Recently, there has been a lot of discussion around the One Billion Trees Programme — particularly in relation to farming and forestry.

Firstly, I think it's important to highlight that farming and forestry are not mutually exclusive, quite the opposite in fact.

Trees on farms can create wide benefits including diversifying income, improving land productivity, addressing environmental issues like erosion, water quality and climate change, increasing habitats for a range of native species and enhancing our natural landscapes. It will also support New Zealand to move towards a low-emissions economy — which the government is committed to achieving.

With this in mind, the One Billion Trees Programme is aiming to plant between 230,000 and 430,000ha over the next 10 years.


If all this new planting occurred by integrating trees on farmland, that would equate to just over 3 per cent of all farmland (currently 12.6 million hectares) across the country.

That does not suggest a major conversion of farms to forests, and that is not what we are aiming for. We know how important farming is to our economy, and will continue to be.

We do need to work together to address wider environmental issues and improve land-use to support a balance between volume and value and reinforce our reputation as a world leader in sustainable grown, low emissions, high value natural products.

That is why there is $118 million in the One Billion Trees Fund supporting farmers to integrate trees on their land. This Fund is explicit in its approach — it does not subsidise whole farm conversion. Rather, it is supporting landowners — particularly farmers — to get the best out of their land.

The One Billion Trees Fund has a target of planting two-thirds natives, a maximum hectare limit unless in exceptional circumstances, and higher payments for the most erodible land. To date, all of the grants approved are for planting projects under 140 hectares.

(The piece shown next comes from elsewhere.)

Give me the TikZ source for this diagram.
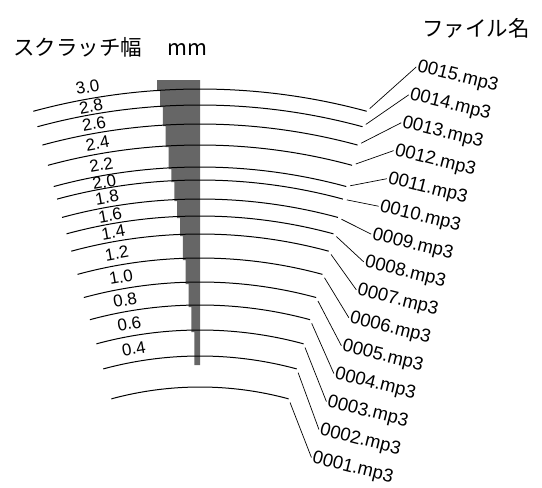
\documentclass[tikz,border=0pt]{standalone}
\usepackage{fontspec}
\setmainfont{Liberation Sans}
\newfontfamily\jpfont{Noto Sans CJK JP}
\usepackage{xcolor}
\usepackage{tikz}
\definecolor{barg}{HTML}{666666}
\tikzset{
  groove/.style={line width=1pt, draw=black},
  lead/.style={line width=0.7pt, draw=black, shorten <=4pt, shorten >=0.5pt},
  wlbl/.style={font=\fontsize{17}{17}\selectfont, inner sep=0pt, rotate=10},
  fname/.style={font=\fontsize{18.5}{18.5}\selectfont, inner sep=1pt, rotate=-14},
  head/.style={font=\jpfont\fontsize{21.5}{21.5}\selectfont, inner sep=0pt},
}
\begin{document}
\begin{tikzpicture}[x=1pt, y=1pt]
  \useasboundingbox (0,0) rectangle (542,-488);
  \coordinate (ctr) at (200,-725);
  % headings
  \node[head, anchor=west] (hwid) at (13,-47) {スクラッチ幅\hspace{1.2em}mm};
  \node[head] (hfile) at (476,-28) {ファイル名};
  % scratch width bar
  \fill[barg] (200,-80) -- (157.1,-80) -- (157.1,-91) -- (160,-91) -- (160,-107) -- (162.8,-107)
    -- (162.8,-126) -- (165.7,-126) -- (165.7,-147) -- (168.5,-147) -- (168.5,-169) -- (171.4,-169)
    -- (171.4,-182) -- (174.3,-182) -- (174.3,-201) -- (177.1,-201) -- (177.1,-218) -- (180,-218)
    -- (180,-236) -- (182.8,-236) -- (182.8,-260) -- (185.7,-260) -- (185.7,-284) -- (188.6,-284)
    -- (188.6,-307) -- (191.4,-307) -- (191.4,-332) -- (194.3,-332) -- (194.3,-365) -- (200,-365) -- cycle;
  % grooves
  \draw[groove] ([shift={(74.8:636)}]ctr) coordinate (e1) arc[start angle=74.8, end angle=105.2, radius=636];
  \draw[groove] ([shift={(74.8:620)}]ctr) coordinate (e2) arc[start angle=74.8, end angle=105.2, radius=620];
  \draw[groove] ([shift={(74.8:601)}]ctr) coordinate (e3) arc[start angle=74.8, end angle=105.2, radius=601];
  \draw[groove] ([shift={(74.8:580)}]ctr) coordinate (e4) arc[start angle=74.8, end angle=105.2, radius=580];
  \draw[groove] ([shift={(74.8:558)}]ctr) coordinate (e5) arc[start angle=74.8, end angle=105.2, radius=558];
  \draw[groove] ([shift={(74.8:545)}]ctr) coordinate (e6) arc[start angle=74.8, end angle=105.2, radius=545];
  \draw[groove] ([shift={(74.8:526)}]ctr) coordinate (e7) arc[start angle=74.8, end angle=105.2, radius=526];
  \draw[groove] ([shift={(74.8:509)}]ctr) coordinate (e8) arc[start angle=74.8, end angle=105.2, radius=509];
  \draw[groove] ([shift={(74.8:491)}]ctr) coordinate (e9) arc[start angle=74.8, end angle=105.2, radius=491];
  \draw[groove] ([shift={(74.8:467)}]ctr) coordinate (e10) arc[start angle=74.8, end angle=105.2, radius=467];
  \draw[groove] ([shift={(74.8:443)}]ctr) coordinate (e11) arc[start angle=74.8, end angle=105.2, radius=443];
  \draw[groove] ([shift={(74.8:420)}]ctr) coordinate (e12) arc[start angle=74.8, end angle=105.2, radius=420];
  \draw[groove] ([shift={(74.8:395)}]ctr) coordinate (e13) arc[start angle=74.8, end angle=105.2, radius=395];
  \draw[groove] ([shift={(74.8:369)}]ctr) coordinate (e14) arc[start angle=74.8, end angle=105.2, radius=369];
  \draw[groove] ([shift={(74.8:338)}]ctr) coordinate (e15) arc[start angle=74.8, end angle=105.2, radius=338];
  % width labels
  \node[wlbl] (w30) at ([shift={(100:648)}]ctr) {3.0};
  \node[wlbl] (w28) at ([shift={(100:628)}]ctr) {2.8};
  \node[wlbl] (w26) at ([shift={(100:610.5)}]ctr) {2.6};
  \node[wlbl] (w24) at ([shift={(100:590.5)}]ctr) {2.4};
  \node[wlbl] (w22) at ([shift={(100:569)}]ctr) {2.2};
  \node[wlbl] (w20) at ([shift={(100:551.5)}]ctr) {2.0};
  \node[wlbl] (w18) at ([shift={(100:535.5)}]ctr) {1.8};
  \node[wlbl] (w16) at ([shift={(100:517.5)}]ctr) {1.6};
  \node[wlbl] (w14) at ([shift={(100:500)}]ctr) {1.4};
  \node[wlbl] (w12) at ([shift={(100:479)}]ctr) {1.2};
  \node[wlbl] (w10) at ([shift={(100:455)}]ctr) {1.0};
  \node[wlbl] (w08) at ([shift={(100:431.5)}]ctr) {0.8};
  \node[wlbl] (w06) at ([shift={(100:407.5)}]ctr) {0.6};
  \node[wlbl] (w04) at ([shift={(100:382)}]ctr) {0.4};
  % file names
  \node[fname] (f15) at (457.7,-76.9) {0015.mp3};
  \node[fname] (f14) at (450.2,-104.8) {0014.mp3};
  \node[fname] (f13) at (442.7,-132.8) {0013.mp3};
  \node[fname] (f12) at (435.2,-160.7) {0012.mp3};
  \node[fname] (f11) at (427.7,-188.7) {0011.mp3};
  \node[fname] (f10) at (420.2,-216.6) {0010.mp3};
  \node[fname] (f09) at (412.7,-244.6) {0009.mp3};
  \node[fname] (f08) at (405.2,-272.5) {0008.mp3};
  \node[fname] (f07) at (397.7,-300.5) {0007.mp3};
  \node[fname] (f06) at (390.2,-328.4) {0006.mp3};
  \node[fname] (f05) at (382.7,-356.4) {0005.mp3};
  \node[fname] (f04) at (375.2,-384.3) {0004.mp3};
  \node[fname] (f03) at (367.7,-412.3) {0003.mp3};
  \node[fname] (f02) at (360.2,-440.2) {0002.mp3};
  \node[fname] (f01) at (352.7,-468.2) {0001.mp3};
  % leaders
  \draw[lead] (e1) -- (f15.west); \draw[lead] (e2) -- (f14.west); \draw[lead] (e3) -- (f13.west);
  \draw[lead] (e4) -- (f12.west); \draw[lead] (e5) -- (f11.west); \draw[lead] (e6) -- (f10.west);
  \draw[lead] (e7) -- (f09.west); \draw[lead] (e8) -- (f08.west); \draw[lead] (e9) -- (f07.west);
  \draw[lead] (e10) -- (f06.west); \draw[lead] (e11) -- (f05.west); \draw[lead] (e12) -- (f04.west);
  \draw[lead] (e13) -- (f03.west); \draw[lead] (e14) -- (f02.west); \draw[lead] (e15) -- (f01.west);
\end{tikzpicture}
\end{document}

At the same time, it's important to note that land-use change is variable because it is primarily driven by the aspirations of individual landowners, sector innovation and market drivers.

Yes, we are seeing high log and carbon prices which means forestry is an attractive investment right now. This affords farmers the opportunity to turn unproductive land into an asset. This isn't new for many farmers though, with 1700 of the 2100 participants in the Emissions Trading Scheme being farm foresters.

All this needs to be looked at in context — as markets change, so too does land use.


Take for instance the last decade or so where more forestry was converted to farmland at over 7000ha per year. Or the fact that the long-term trend is a reduction in the total number of farms due to things like farm amalgamation and an ageing population.

Even so, we will continue to monitor changes to land-use and how market drivers are influencing this. Interestingly, statistics from REINZ suggest that there were 56 fewer farm sales for the three months ending April 2019, in comparison to the same period last year.

We will also continue to look at overseas investment as a result of streamlining this process.

Currently though, this process has seen just seven sales approved by the Overseas Investment Office. Four are sales of forests, and three involve farms, with a total of 2300ha of land to be planted and a further 1200ha to remain in current land-use.

At the end of the day, the government is committed to supporting communities to embrace the opportunities in front of us that have arisen from global and local drivers.

Achieving our goals is an ongoing and evolving process and we all have an important role to play. That is why Te Uru Rakau is increasing its regional presence to build even closer relationships with landowners and ensure long term, sustainable land-use that supports our goals as a country.